Step 7: Move and Elevate Contents (Target: 40 to 50 minutes)
- Lift furniture legs onto foam blocks, plastic tabs, or aluminum foil squares to stop staining of carpet and hardwood.
- Move electronics, paper goods, photos, and upholstered items to a dry, climate controlled room.
- Pull books off lower shelves. Wet hardcovers double in thickness within 90 minutes.
- Remove drawer contents from any wet dressers or cabinets to reduce drying load.
- Separate salvageable items from total losses in two distinct staging areas. This prevents cross contamination and speeds the inventory list for your adjuster.

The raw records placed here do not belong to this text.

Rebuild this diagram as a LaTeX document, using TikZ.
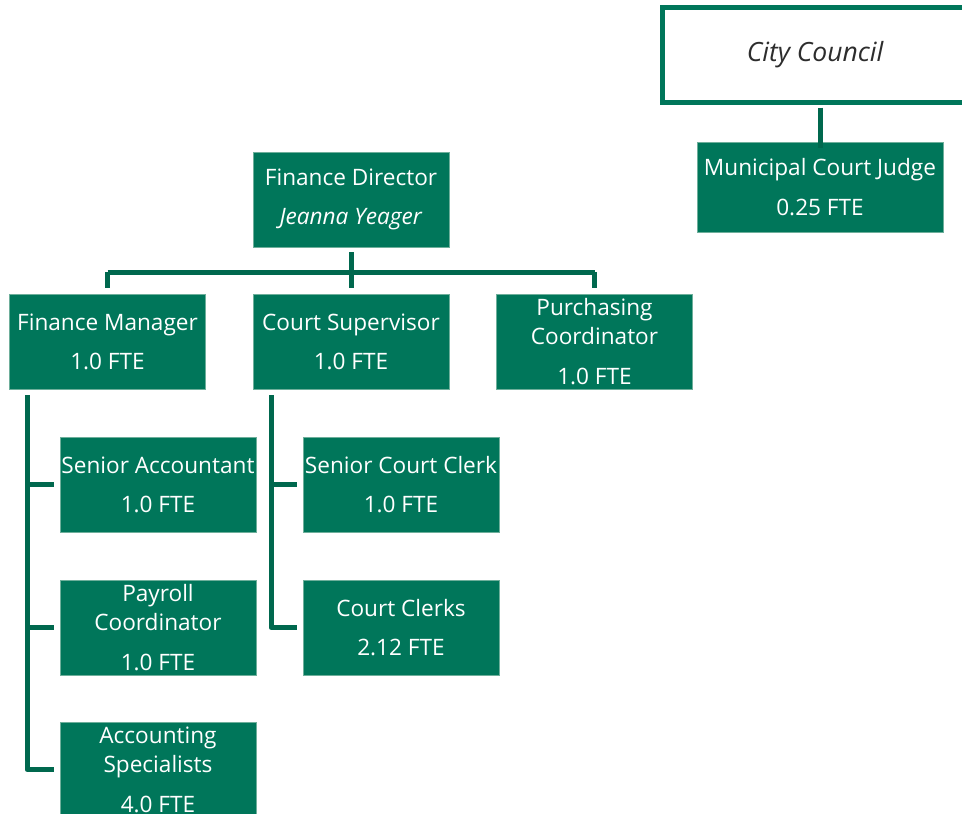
\documentclass[tikz,border=0pt]{standalone}
\usepackage{fontspec}
\setmainfont{Open Sans}
\usetikzlibrary{calc}
\definecolor{boxgreen}{RGB}{0,118,90}
\definecolor{linegreen}{RGB}{0,104,78}
\definecolor{edgegreen}{RGB}{110,175,155}
\definecolor{darktext}{RGB}{45,45,45}
\begin{document}
\begin{tikzpicture}[x=1pt,y=-1pt,
  orgbox/.style={rectangle, fill=boxgreen, draw=edgegreen, line width=0.8pt,
    minimum width=196pt, minimum height=95pt, inner sep=0pt, text=white,
    align=center, font=\fontsize{22.6}{29}\selectfont},
  councilbox/.style={rectangle, fill=white, draw=boxgreen, line width=5pt,
    minimum width=305pt, minimum height=95pt, inner sep=0pt, text=darktext,
    align=center, font=\fontsize{26.5}{29}\selectfont\itshape},
  link/.style={draw=linegreen, line width=5pt, line join=round}]
\useasboundingbox (0,0) rectangle (962,814);
\clip (0,0) rectangle (962,814);
% nodes
\node[councilbox] (council) at (815,55) {\raisebox{-3pt}{City Council}};
\node[orgbox, minimum width=246pt, minimum height=90pt] (judge) at (820,187) {Municipal Court Judge\\[11pt]0.25 FTE};
\node[orgbox] (dir) at (351,199.5) {Finance Director\\[10pt]\textit{Jeanna Yeager}};
\node[orgbox] (fm) at (107.5,341.5) {Finance Manager\\[10pt]1.0 FTE};
\node[orgbox] (cs) at (351,341.5) {Court Supervisor\\[10pt]1.0 FTE};
\node[orgbox] (pc) at (594.5,341.5) {Purchasing\\Coordinator\\[11pt]1.0 FTE};
\node[orgbox] (sa) at (158,484.5) {Senior Accountant\\[10pt]1.0 FTE};
\node[orgbox] (pay) at (158,627.5) {Payroll\\Coordinator\\[11pt]1.0 FTE};
\node[orgbox] (acc) at (158,769.5) {Accounting\\Specialists\\[11pt]4.0 FTE};
\node[orgbox] (scc) at (401,484.5) {Senior Court Clerk\\[10pt]1.0 FTE};
\node[orgbox] (cc) at (401,627.5) {Court Clerks\\[10pt]2.12 FTE};
% coordinates
\coordinate (bar) at (351,272);
\coordinate (fmtop) at (27,395);
\coordinate (cstop) at (271,395);
% connectors
\draw[link] (council.south) ++(5,2.5) coordinate (cjb) -- (judge.north |- cjb) -- ([yshift=-6pt]judge.north);
\draw[link, shorten <=5pt] (dir.south) -- (bar);
\draw[link, shorten >=6pt] (fm.north |- bar) -- (fm.north);
\draw[link, shorten >=6pt] (cs.north |- bar) -- (cs.north);
\draw[link, shorten >=6pt] (pc.north |- bar) -- (pc.north);
\draw[link] (fm.north |- bar) -- (pc.north |- bar);
\draw[link, shorten >=6pt] (fmtop) |- (sa.west);
\draw[link, shorten >=6pt] (fmtop) |- (pay.west);
\draw[link, shorten >=6pt] (fmtop) |- (acc.west);
\draw[link, shorten >=6pt] (cstop) |- (scc.west);
\draw[link, shorten >=6pt] (cstop) |- (cc.west);
\end{tikzpicture}
\end{document}
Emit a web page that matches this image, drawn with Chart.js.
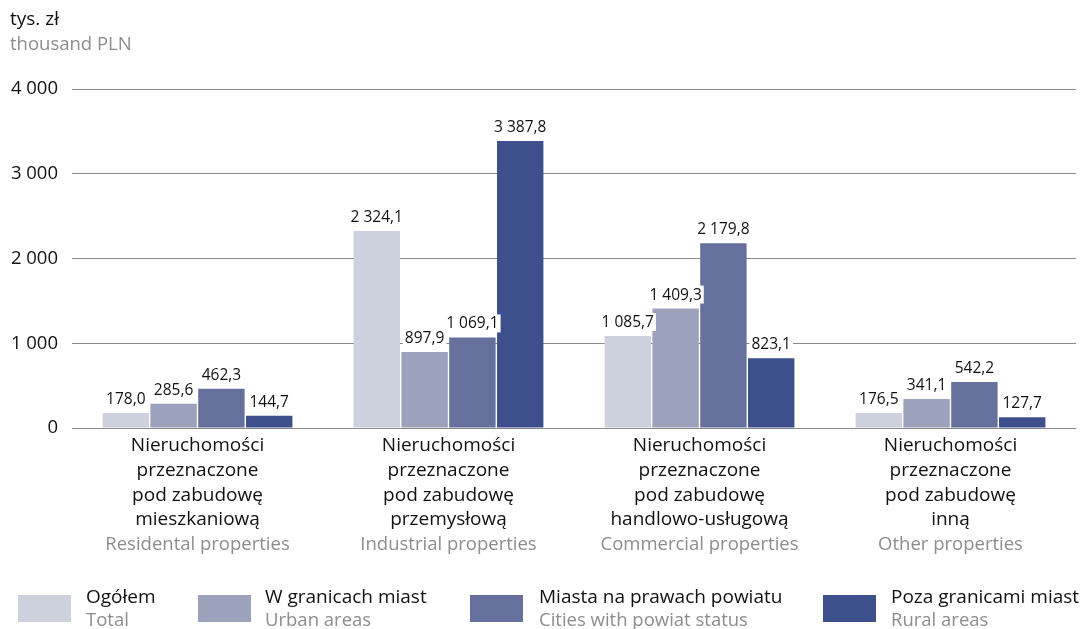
<!DOCTYPE html>
<html lang="pl">
<head>
<meta charset="utf-8">
<title>Średnia cena nieruchomości</title>
<script src="https://cdn.jsdelivr.net/npm/chart.js@4.4.1/dist/chart.umd.min.js"></script>
<style>
  html, body { margin: 0; padding: 0; background: #ffffff; }
  #wrap { position: relative; width: 1084px; height: 629px; }
  canvas { display: block; }
</style>
</head>
<body>
<div id="wrap"><canvas id="chart" width="1084" height="629"></canvas></div>
<script>
// Categories: Polish label lines and the English line below them
const categoriesPl = [
  ["Nieruchomości", "przeznaczone", "pod zabudowę", "mieszkaniową"],
  ["Nieruchomości", "przeznaczone", "pod zabudowę", "przemysłową"],
  ["Nieruchomości", "przeznaczone", "pod zabudowę", "handlowo-usługową"],
  ["Nieruchomości", "przeznaczone", "pod zabudowę", "inną"]
];
const categoriesEn = [
  "Residental properties",
  "Industrial properties",
  "Commercial properties",
  "Other properties"
];

// Series values, thousand PLN
const totalValues  = [178.0, 2324.1, 1085.7, 176.5];
const urbanValues  = [285.6, 897.9, 1409.3, 341.1];
const citiesValues = [462.3, 1069.1, 2179.8, 542.2];
const ruralValues  = [144.7, 3387.8, 823.1, 127.7];

// Series names (Polish / English)
const seriesPl = ["Ogółem", "W granicach miast", "Miasta na prawach powiatu", "Poza granicami miast"];
const seriesEn = ["Total", "Urban areas", "Cities with powiat status", "Rural areas"];
const seriesColors = ["#cdd1dd", "#9ca1bc", "#65719c", "#3e508b"];

// Y axis ticks
const yTicks = [0, 1000, 2000, 3000, 4000];

const FONT = "'Open Sans', 'Noto Sans', sans-serif";
const GREY_TEXT = "#8d8d8d";

function fmt(v, decimals) {
  const s = v.toFixed(decimals);
  const parts = s.split(".");
  const intPart = parts[0].replace(/\B(?=(\d{3})+(?!\d))/g, " ");
  return parts.length > 1 ? intPart + "," + parts[1] : intPart;
}

// Values above bars on a white patch
const valueLabels = {
  id: "valueLabels",
  afterDatasetsDraw(chart) {
    const ctx = chart.ctx;
    ctx.save();
    ctx.font = "15.5px " + FONT;
    ctx.textAlign = "center";
    ctx.textBaseline = "alphabetic";
    chart.data.datasets.forEach((ds, di) => {
      const meta = chart.getDatasetMeta(di);
      meta.data.forEach((bar, i) => {
        const txt = fmt(ds.data[i], 1);
        const w = ctx.measureText(txt).width;
        const base = bar.y - 9;
        ctx.fillStyle = "#ffffff";
        ctx.fillRect(bar.x - w / 2 - 2, base - 14, w + 4, 18);
        ctx.fillStyle = "#111111";
        ctx.fillText(txt, bar.x, base);
      });
    });
    ctx.restore();
  }
};

// Category labels, unit caption and legend
const decorations = {
  id: "decorations",
  afterDraw(chart) {
    const ctx = chart.ctx;
    const xs = chart.scales.x;
    ctx.save();
    ctx.textAlign = "center";
    ctx.textBaseline = "middle";
    categoriesPl.forEach((lines, i) => {
      const x = xs.getPixelForValue(i);
      ctx.font = "19px " + FONT;
      ctx.fillStyle = "#111111";
      lines.forEach((ln, k) => ctx.fillText(ln, x, 446 + k * 24.6));
      ctx.font = "18.5px " + FONT;
      ctx.fillStyle = GREY_TEXT;
      ctx.fillText(categoriesEn[i], x, 446 + 4 * 24.6);
    });

    ctx.textAlign = "left";
    ctx.font = "19px " + FONT;
    ctx.fillStyle = "#111111";
    ctx.fillText("tys. zł", 10, 20);
    ctx.font = "18.5px " + FONT;
    ctx.fillStyle = GREY_TEXT;
    ctx.fillText("thousand PLN", 10, 45);

    const boxX = [18, 198, 470, 823];
    const textX = [86, 265, 539, 891];
    chart.data.datasets.forEach((ds, i) => {
      ctx.fillStyle = ds.backgroundColor;
      ctx.fillRect(boxX[i], 595, 53, 27);
      ctx.font = "19px " + FONT;
      ctx.fillStyle = "#111111";
      ctx.fillText(seriesPl[i], textX[i], 598);
      ctx.font = "18.5px " + FONT;
      ctx.fillStyle = GREY_TEXT;
      ctx.fillText(seriesEn[i], textX[i], 621);
    });
    ctx.restore();
  }
};

const datasets = [totalValues, urbanValues, citiesValues, ruralValues].map((vals, i) => ({
  label: seriesPl[i],
  data: vals,
  backgroundColor: seriesColors[i],
  borderWidth: 0,
  categoryPercentage: 0.762,
  barPercentage: 0.97
}));

new Chart(document.getElementById("chart"), {
  type: "bar",
  data: { labels: categoriesEn, datasets },
  options: {
    responsive: false,
    animation: false,
    events: [],
    layout: { padding: { top: 89, right: 8, left: 0, bottom: 0 } },
    plugins: { legend: { display: false }, tooltip: { enabled: false } },
    scales: {
      x: {
        grid: { display: false },
        border: { display: false },
        ticks: { display: false },
        // room below the plot for category labels and legend
        afterFit(scale) { scale.height = 201; }
      },
      y: {
        min: 0,
        max: 4000,
        afterBuildTicks(scale) { scale.ticks = yTicks.map(v => ({ value: v })); },
        grid: { color: "#8a8a8a", lineWidth: 1, drawTicks: false },
        border: { display: false },
        ticks: {
          padding: 14,
          color: "#111111",
          font: { family: FONT, size: 18.5 },
          callback: v => fmt(v, 0)
        },
        afterFit(scale) { scale.width = 72; }
      }
    }
  },
  plugins: [valueLabels, decorations]
});
</script>
</body>
</html>
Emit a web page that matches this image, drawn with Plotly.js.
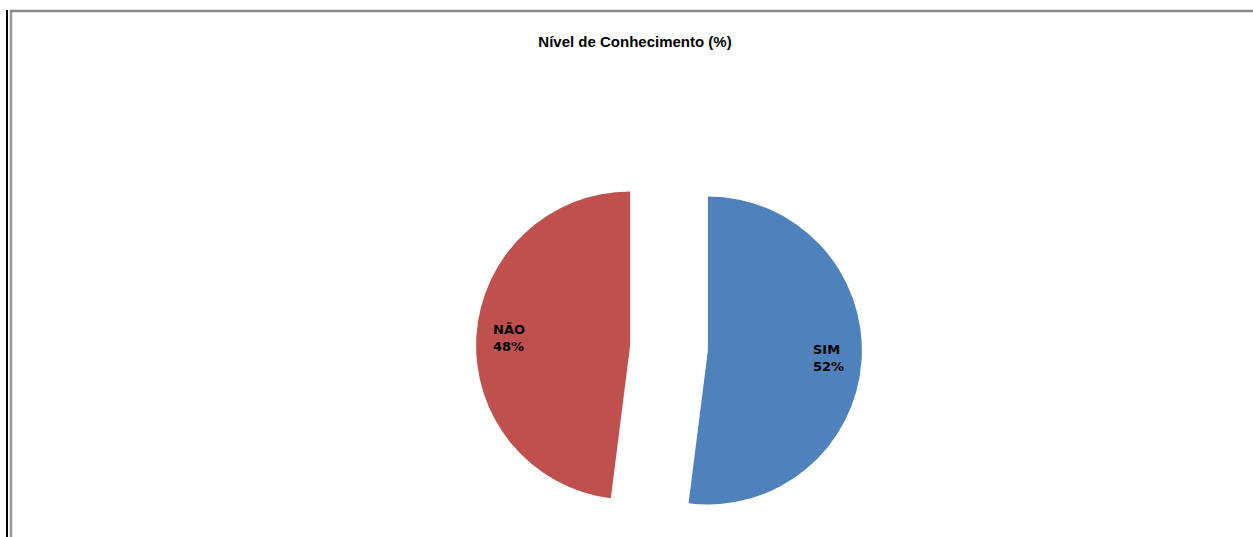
<!DOCTYPE html>
<html><head><meta charset="utf-8">
<script src="https://cdn.plot.ly/plotly-3.0.1.min.js"></script>
<style>html,body{margin:0;padding:0;overflow:hidden;background:#fff}#chart{width:1253px;height:545px}</style>
</head><body><div id="chart"></div>
<script>
const categories = ['SIM', 'NÃO'];
const values = [52, 48];
const sliceColors = ['#4F81BD', '#C0504D'];
const chartTitle = 'Nível de Conhecimento (%)';

// pie geometry (pixels)
const W = 1253, H = 545;
const CX = 669, CY = 348, R = 154, PULL = 0.253, LABEL_R = 0.785;

const trace = {
  type: 'pie',
  labels: categories,
  values: values,
  sort: false,
  direction: 'clockwise',
  rotation: 0,
  pull: values.map(() => PULL),
  marker: {colors: sliceColors, line: {width: 0}},
  textinfo: 'none',
  domain: {x: [(CX - R * (1 + PULL)) / W, (CX + R * (1 + PULL)) / W],
           y: [1 - (CY + R * (1 + PULL)) / H, 1 - (CY - R * (1 + PULL)) / H]},
  showlegend: false,
  hoverinfo: 'label+percent'
};

// data labels placed along each slice's mid-angle (derived from the values)
const total = values.reduce((a, b) => a + b, 0);
let cum = 0;
const annotations = categories.map((c, i) => {
  const mid = (cum + values[i] / 2) / total * 2 * Math.PI;
  cum += values[i];
  const dx = Math.sin(mid), dy = -Math.cos(mid);
  const px = CX + dx * R * (PULL + LABEL_R);
  const py = CY + dy * R * (PULL + LABEL_R);
  const pct = Math.round(values[i] / total * 100) + '%';
  return {x: px / W, y: 1 - py / H, xref: 'paper', yref: 'paper', showarrow: false,
          text: c + '<br>' + pct, align: 'left', xanchor: 'center', yanchor: 'middle',
          font: {family: 'DejaVu Sans', size: 13, color: '#000', weight: 'bold'}};
});

const layout = {
  width: W, height: H,
  margin: {l: 0, r: 0, t: 0, b: 0},
  paper_bgcolor: '#fff',
  title: {text: chartTitle, font: {family: 'Liberation Sans', size: 15, color: '#000', weight: 'bold'},
          x: 635 / W, xanchor: 'center', xref: 'paper', y: 1 - 42 / H, yanchor: 'middle', yref: 'paper'},
  annotations: annotations,
  shapes: [
    {type: 'line', xref: 'paper', yref: 'paper', x0: 7 / W, x1: 7 / W, y0: 0, y1: 1 - 10 / H, line: {color: '#000', width: 2}},
    {type: 'line', xref: 'paper', yref: 'paper', x0: 11 / W, x1: 11 / W, y0: 0, y1: 1 - 10 / H, line: {color: '#999', width: 2.5}},
    {type: 'line', xref: 'paper', yref: 'paper', x0: 10 / W, x1: 1, y0: 1 - 11 / H, y1: 1 - 11 / H, line: {color: '#888', width: 2.5}}
  ]
};
Plotly.newPlot('chart', [trace], layout, {displayModeBar: false, staticPlot: true});
</script></body></html>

- Wet documents that cannot be air dried within 24 hours should be sealed in a bag and frozen. Freezing halts ink bleed and mold growth until a recovery specialist can process them.
Step 8: Begin Airflow (Target: 50 to 55 minutes)
- Position box fans at floor level, angled across the wet surface, not straight down.
- Maintain ambient temperature between 70 and 80 degrees F. Drying rates drop sharply below 65.
- If you own a dehumidifier, run it on the highest setting and empty it hourly.
- Do not deploy fans if Category 3 water is present. You will aerosolize contaminants.
- One residential dehumidifier covers roughly 300 to 500 square feet. Larger losses require commercial low grain refrigerant units that mitigation crews bring on site.
Step 9: Call for Professional Mitigation (Target: 55 to 60 minutes)
- Contact Albany Water Restoration for a free assessment. Provide the timeline, water category, affected square footage, and number of floors involved.
- Have your insurance policy number ready. Review the water damage claim process for documentation requirements.
- Expect crew arrival in most cases within 2 hours of the call.
- Do not sign anything binding until you have read the scope of work and approved the drying plan in writing.
- Ask the dispatcher what equipment will arrive on the first truck so you can clear access paths and parking before crews stage.
Step 10: Hold the Line Until Crews Arrive
- Continue running fans and dehumidifier if Category 1 or 2.
- Keep documenting. Take new photos every 15 minutes.
- Do not cut drywall or pull flooring. Mitigation crews need to map moisture first using thermal imaging and pin meters.
- Avoid stepping repeatedly through wet zones. Each pass drives moisture deeper into the subfloor.
- Write a one page summary of the incident timeline, actions taken, and questions for the lead technician. Hand it over on arrival to compress the intake interview.